### DATA EXCERPT
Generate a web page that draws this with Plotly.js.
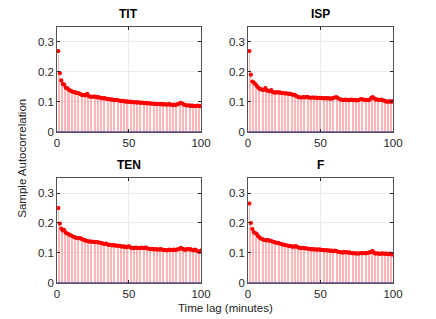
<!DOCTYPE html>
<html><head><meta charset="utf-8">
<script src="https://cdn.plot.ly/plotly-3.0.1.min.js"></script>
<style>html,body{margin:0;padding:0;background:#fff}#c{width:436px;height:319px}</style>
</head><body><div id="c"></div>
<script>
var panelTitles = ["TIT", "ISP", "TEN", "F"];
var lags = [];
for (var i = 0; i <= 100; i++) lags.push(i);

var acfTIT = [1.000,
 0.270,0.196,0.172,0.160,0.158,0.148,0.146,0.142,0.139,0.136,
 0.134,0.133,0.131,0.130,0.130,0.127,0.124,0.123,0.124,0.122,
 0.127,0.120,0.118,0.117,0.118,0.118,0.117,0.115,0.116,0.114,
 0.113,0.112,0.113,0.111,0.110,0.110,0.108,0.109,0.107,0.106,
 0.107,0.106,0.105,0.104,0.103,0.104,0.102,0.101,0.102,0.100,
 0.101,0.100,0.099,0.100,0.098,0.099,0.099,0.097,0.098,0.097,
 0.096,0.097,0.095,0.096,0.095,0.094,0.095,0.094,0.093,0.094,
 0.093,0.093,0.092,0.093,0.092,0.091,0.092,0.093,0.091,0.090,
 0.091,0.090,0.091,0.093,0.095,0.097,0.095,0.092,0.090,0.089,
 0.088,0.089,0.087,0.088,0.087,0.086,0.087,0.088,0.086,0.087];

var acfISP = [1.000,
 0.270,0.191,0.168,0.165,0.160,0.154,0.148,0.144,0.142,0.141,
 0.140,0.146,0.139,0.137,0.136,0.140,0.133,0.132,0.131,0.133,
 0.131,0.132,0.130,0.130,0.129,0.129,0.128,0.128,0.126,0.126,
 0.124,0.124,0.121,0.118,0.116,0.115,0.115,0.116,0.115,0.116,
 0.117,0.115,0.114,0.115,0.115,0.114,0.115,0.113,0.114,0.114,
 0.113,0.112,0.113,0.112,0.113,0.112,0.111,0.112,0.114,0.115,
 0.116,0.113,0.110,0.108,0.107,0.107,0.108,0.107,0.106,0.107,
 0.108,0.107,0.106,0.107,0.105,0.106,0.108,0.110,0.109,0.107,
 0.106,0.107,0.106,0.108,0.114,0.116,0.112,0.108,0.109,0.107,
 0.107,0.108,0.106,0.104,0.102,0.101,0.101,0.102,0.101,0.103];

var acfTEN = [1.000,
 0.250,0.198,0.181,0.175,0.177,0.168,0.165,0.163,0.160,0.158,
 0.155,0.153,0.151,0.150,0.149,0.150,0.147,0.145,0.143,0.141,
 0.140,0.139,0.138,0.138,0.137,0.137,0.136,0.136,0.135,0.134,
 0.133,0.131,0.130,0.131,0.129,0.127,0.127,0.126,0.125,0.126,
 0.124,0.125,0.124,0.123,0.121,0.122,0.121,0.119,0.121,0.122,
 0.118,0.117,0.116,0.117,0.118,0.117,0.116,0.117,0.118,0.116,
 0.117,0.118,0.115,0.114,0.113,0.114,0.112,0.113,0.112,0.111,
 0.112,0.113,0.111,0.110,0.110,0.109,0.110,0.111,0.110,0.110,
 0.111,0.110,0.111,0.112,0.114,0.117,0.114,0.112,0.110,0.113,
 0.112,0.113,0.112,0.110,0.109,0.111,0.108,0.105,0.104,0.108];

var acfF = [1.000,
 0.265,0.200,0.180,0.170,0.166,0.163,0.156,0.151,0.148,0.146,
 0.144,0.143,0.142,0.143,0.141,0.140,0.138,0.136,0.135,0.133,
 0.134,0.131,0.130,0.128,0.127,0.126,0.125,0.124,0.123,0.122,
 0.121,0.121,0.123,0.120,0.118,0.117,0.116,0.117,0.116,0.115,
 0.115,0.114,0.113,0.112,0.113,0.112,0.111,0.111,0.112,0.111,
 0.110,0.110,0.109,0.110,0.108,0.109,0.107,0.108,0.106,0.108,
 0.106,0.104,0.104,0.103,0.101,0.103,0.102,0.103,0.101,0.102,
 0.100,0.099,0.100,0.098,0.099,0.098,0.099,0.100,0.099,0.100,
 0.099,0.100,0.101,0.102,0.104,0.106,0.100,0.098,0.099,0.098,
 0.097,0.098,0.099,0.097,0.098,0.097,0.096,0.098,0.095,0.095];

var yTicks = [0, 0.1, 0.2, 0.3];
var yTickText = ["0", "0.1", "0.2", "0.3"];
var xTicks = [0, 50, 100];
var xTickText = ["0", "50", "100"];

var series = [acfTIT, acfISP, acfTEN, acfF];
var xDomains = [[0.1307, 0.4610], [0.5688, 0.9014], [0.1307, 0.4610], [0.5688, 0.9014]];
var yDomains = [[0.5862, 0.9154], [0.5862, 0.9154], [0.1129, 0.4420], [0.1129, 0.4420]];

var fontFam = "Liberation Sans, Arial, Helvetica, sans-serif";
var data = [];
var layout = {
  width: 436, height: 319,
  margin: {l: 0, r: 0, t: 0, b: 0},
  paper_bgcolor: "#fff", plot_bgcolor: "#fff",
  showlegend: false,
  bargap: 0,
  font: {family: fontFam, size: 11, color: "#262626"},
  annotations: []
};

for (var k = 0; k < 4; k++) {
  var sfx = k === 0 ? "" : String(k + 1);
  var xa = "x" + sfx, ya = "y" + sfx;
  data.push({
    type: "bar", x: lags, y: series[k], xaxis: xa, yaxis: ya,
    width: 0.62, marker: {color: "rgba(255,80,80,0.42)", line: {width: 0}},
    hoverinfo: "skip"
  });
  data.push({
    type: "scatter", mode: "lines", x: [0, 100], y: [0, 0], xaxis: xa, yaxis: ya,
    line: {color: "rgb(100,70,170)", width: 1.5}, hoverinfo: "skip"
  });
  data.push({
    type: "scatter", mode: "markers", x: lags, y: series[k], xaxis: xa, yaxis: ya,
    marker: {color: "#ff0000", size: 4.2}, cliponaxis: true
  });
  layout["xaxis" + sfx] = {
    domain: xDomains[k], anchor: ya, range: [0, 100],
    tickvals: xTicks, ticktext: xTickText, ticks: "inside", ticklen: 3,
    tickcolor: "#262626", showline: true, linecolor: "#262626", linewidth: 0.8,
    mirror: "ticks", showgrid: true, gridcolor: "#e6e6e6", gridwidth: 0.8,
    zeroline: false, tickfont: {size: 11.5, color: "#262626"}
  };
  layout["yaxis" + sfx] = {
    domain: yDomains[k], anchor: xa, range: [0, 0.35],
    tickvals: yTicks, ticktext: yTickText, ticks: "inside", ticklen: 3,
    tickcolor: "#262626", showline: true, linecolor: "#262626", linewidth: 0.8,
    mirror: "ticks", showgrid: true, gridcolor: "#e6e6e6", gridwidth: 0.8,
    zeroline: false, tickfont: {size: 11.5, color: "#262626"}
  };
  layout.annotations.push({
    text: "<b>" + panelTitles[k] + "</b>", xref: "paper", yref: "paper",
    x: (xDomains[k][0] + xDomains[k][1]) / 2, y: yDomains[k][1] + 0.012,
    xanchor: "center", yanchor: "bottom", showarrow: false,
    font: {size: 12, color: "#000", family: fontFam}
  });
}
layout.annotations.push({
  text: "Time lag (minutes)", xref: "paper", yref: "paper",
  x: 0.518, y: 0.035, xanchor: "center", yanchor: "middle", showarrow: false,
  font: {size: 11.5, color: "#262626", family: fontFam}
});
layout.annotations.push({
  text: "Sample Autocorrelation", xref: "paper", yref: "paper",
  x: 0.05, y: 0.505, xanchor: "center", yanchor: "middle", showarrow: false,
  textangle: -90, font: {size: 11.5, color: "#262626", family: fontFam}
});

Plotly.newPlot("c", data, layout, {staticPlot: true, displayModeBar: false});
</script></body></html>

### TASK DIRECTIONS
Extract all the data above exactly, excluding every picture.

### SOLUTION BELOW
Generate a web page that draws this with Plotly.js.
<!DOCTYPE html>
<html><head><meta charset="utf-8">
<script src="https://cdn.plot.ly/plotly-3.0.1.min.js"></script>
<style>html,body{margin:0;padding:0;background:#fff}#c{width:436px;height:319px}</style>
</head><body><div id="c"></div>
<script>
var panelTitles = ["TIT", "ISP", "TEN", "F"];
var lags = [];
for (var i = 0; i <= 100; i++) lags.push(i);

var acfTIT = [1.000,
 0.270,0.196,0.172,0.160,0.158,0.148,0.146,0.142,0.139,0.136,
 0.134,0.133,0.131,0.130,0.130,0.127,0.124,0.123,0.124,0.122,
 0.127,0.120,0.118,0.117,0.118,0.118,0.117,0.115,0.116,0.114,
 0.113,0.112,0.113,0.111,0.110,0.110,0.108,0.109,0.107,0.106,
 0.107,0.106,0.105,0.104,0.103,0.104,0.102,0.101,0.102,0.100,
 0.101,0.100,0.099,0.100,0.098,0.099,0.099,0.097,0.098,0.097,
 0.096,0.097,0.095,0.096,0.095,0.094,0.095,0.094,0.093,0.094,
 0.093,0.093,0.092,0.093,0.092,0.091,0.092,0.093,0.091,0.090,
 0.091,0.090,0.091,0.093,0.095,0.097,0.095,0.092,0.090,0.089,
 0.088,0.089,0.087,0.088,0.087,0.086,0.087,0.088,0.086,0.087];

var acfISP = [1.000,
 0.270,0.191,0.168,0.165,0.160,0.154,0.148,0.144,0.142,0.141,
 0.140,0.146,0.139,0.137,0.136,0.140,0.133,0.132,0.131,0.133,
 0.131,0.132,0.130,0.130,0.129,0.129,0.128,0.128,0.126,0.126,
 0.124,0.124,0.121,0.118,0.116,0.115,0.115,0.116,0.115,0.116,
 0.117,0.115,0.114,0.115,0.115,0.114,0.115,0.113,0.114,0.114,
 0.113,0.112,0.113,0.112,0.113,0.112,0.111,0.112,0.114,0.115,
 0.116,0.113,0.110,0.108,0.107,0.107,0.108,0.107,0.106,0.107,
 0.108,0.107,0.106,0.107,0.105,0.106,0.108,0.110,0.109,0.107,
 0.106,0.107,0.106,0.108,0.114,0.116,0.112,0.108,0.109,0.107,
 0.107,0.108,0.106,0.104,0.102,0.101,0.101,0.102,0.101,0.103];

var acfTEN = [1.000,
 0.250,0.198,0.181,0.175,0.177,0.168,0.165,0.163,0.160,0.158,
 0.155,0.153,0.151,0.150,0.149,0.150,0.147,0.145,0.143,0.141,
 0.140,0.139,0.138,0.138,0.137,0.137,0.136,0.136,0.135,0.134,
 0.133,0.131,0.130,0.131,0.129,0.127,0.127,0.126,0.125,0.126,
 0.124,0.125,0.124,0.123,0.121,0.122,0.121,0.119,0.121,0.122,
 0.118,0.117,0.116,0.117,0.118,0.117,0.116,0.117,0.118,0.116,
 0.117,0.118,0.115,0.114,0.113,0.114,0.112,0.113,0.112,0.111,
 0.112,0.113,0.111,0.110,0.110,0.109,0.110,0.111,0.110,0.110,
 0.111,0.110,0.111,0.112,0.114,0.117,0.114,0.112,0.110,0.113,
 0.112,0.113,0.112,0.110,0.109,0.111,0.108,0.105,0.104,0.108];

var acfF = [1.000,
 0.265,0.200,0.180,0.170,0.166,0.163,0.156,0.151,0.148,0.146,
 0.144,0.143,0.142,0.143,0.141,0.140,0.138,0.136,0.135,0.133,
 0.134,0.131,0.130,0.128,0.127,0.126,0.125,0.124,0.123,0.122,
 0.121,0.121,0.123,0.120,0.118,0.117,0.116,0.117,0.116,0.115,
 0.115,0.114,0.113,0.112,0.113,0.112,0.111,0.111,0.112,0.111,
 0.110,0.110,0.109,0.110,0.108,0.109,0.107,0.108,0.106,0.108,
 0.106,0.104,0.104,0.103,0.101,0.103,0.102,0.103,0.101,0.102,
 0.100,0.099,0.100,0.098,0.099,0.098,0.099,0.100,0.099,0.100,
 0.099,0.100,0.101,0.102,0.104,0.106,0.100,0.098,0.099,0.098,
 0.097,0.098,0.099,0.097,0.098,0.097,0.096,0.098,0.095,0.095];

var yTicks = [0, 0.1, 0.2, 0.3];
var yTickText = ["0", "0.1", "0.2", "0.3"];
var xTicks = [0, 50, 100];
var xTickText = ["0", "50", "100"];

var series = [acfTIT, acfISP, acfTEN, acfF];
var xDomains = [[0.1307, 0.4610], [0.5688, 0.9014], [0.1307, 0.4610], [0.5688, 0.9014]];
var yDomains = [[0.5862, 0.9154], [0.5862, 0.9154], [0.1129, 0.4420], [0.1129, 0.4420]];

var fontFam = "Liberation Sans, Arial, Helvetica, sans-serif";
var data = [];
var layout = {
  width: 436, height: 319,
  margin: {l: 0, r: 0, t: 0, b: 0},
  paper_bgcolor: "#fff", plot_bgcolor: "#fff",
  showlegend: false,
  bargap: 0,
  font: {family: fontFam, size: 11, color: "#262626"},
  annotations: []
};

for (var k = 0; k < 4; k++) {
  var sfx = k === 0 ? "" : String(k + 1);
  var xa = "x" + sfx, ya = "y" + sfx;
  data.push({
    type: "bar", x: lags, y: series[k], xaxis: xa, yaxis: ya,
    width: 0.62, marker: {color: "rgba(255,80,80,0.42)", line: {width: 0}},
    hoverinfo: "skip"
  });
  data.push({
    type: "scatter", mode: "lines", x: [0, 100], y: [0, 0], xaxis: xa, yaxis: ya,
    line: {color: "rgb(100,70,170)", width: 1.5}, hoverinfo: "skip"
  });
  data.push({
    type: "scatter", mode: "markers", x: lags, y: series[k], xaxis: xa, yaxis: ya,
    marker: {color: "#ff0000", size: 4.2}, cliponaxis: true
  });
  layout["xaxis" + sfx] = {
    domain: xDomains[k], anchor: ya, range: [0, 100],
    tickvals: xTicks, ticktext: xTickText, ticks: "inside", ticklen: 3,
    tickcolor: "#262626", showline: true, linecolor: "#262626", linewidth: 0.8,
    mirror: "ticks", showgrid: true, gridcolor: "#e6e6e6", gridwidth: 0.8,
    zeroline: false, tickfont: {size: 11.5, color: "#262626"}
  };
  layout["yaxis" + sfx] = {
    domain: yDomains[k], anchor: xa, range: [0, 0.35],
    tickvals: yTicks, ticktext: yTickText, ticks: "inside", ticklen: 3,
    tickcolor: "#262626", showline: true, linecolor: "#262626", linewidth: 0.8,
    mirror: "ticks", showgrid: true, gridcolor: "#e6e6e6", gridwidth: 0.8,
    zeroline: false, tickfont: {size: 11.5, color: "#262626"}
  };
  layout.annotations.push({
    text: "<b>" + panelTitles[k] + "</b>", xref: "paper", yref: "paper",
    x: (xDomains[k][0] + xDomains[k][1]) / 2, y: yDomains[k][1] + 0.012,
    xanchor: "center", yanchor: "bottom", showarrow: false,
    font: {size: 12, color: "#000", family: fontFam}
  });
}
layout.annotations.push({
  text: "Time lag (minutes)", xref: "paper", yref: "paper",
  x: 0.518, y: 0.035, xanchor: "center", yanchor: "middle", showarrow: false,
  font: {size: 11.5, color: "#262626", family: fontFam}
});
layout.annotations.push({
  text: "Sample Autocorrelation", xref: "paper", yref: "paper",
  x: 0.05, y: 0.505, xanchor: "center", yanchor: "middle", showarrow: false,
  textangle: -90, font: {size: 11.5, color: "#262626", family: fontFam}
});

Plotly.newPlot("c", data, layout, {staticPlot: true, displayModeBar: false});
</script></body></html>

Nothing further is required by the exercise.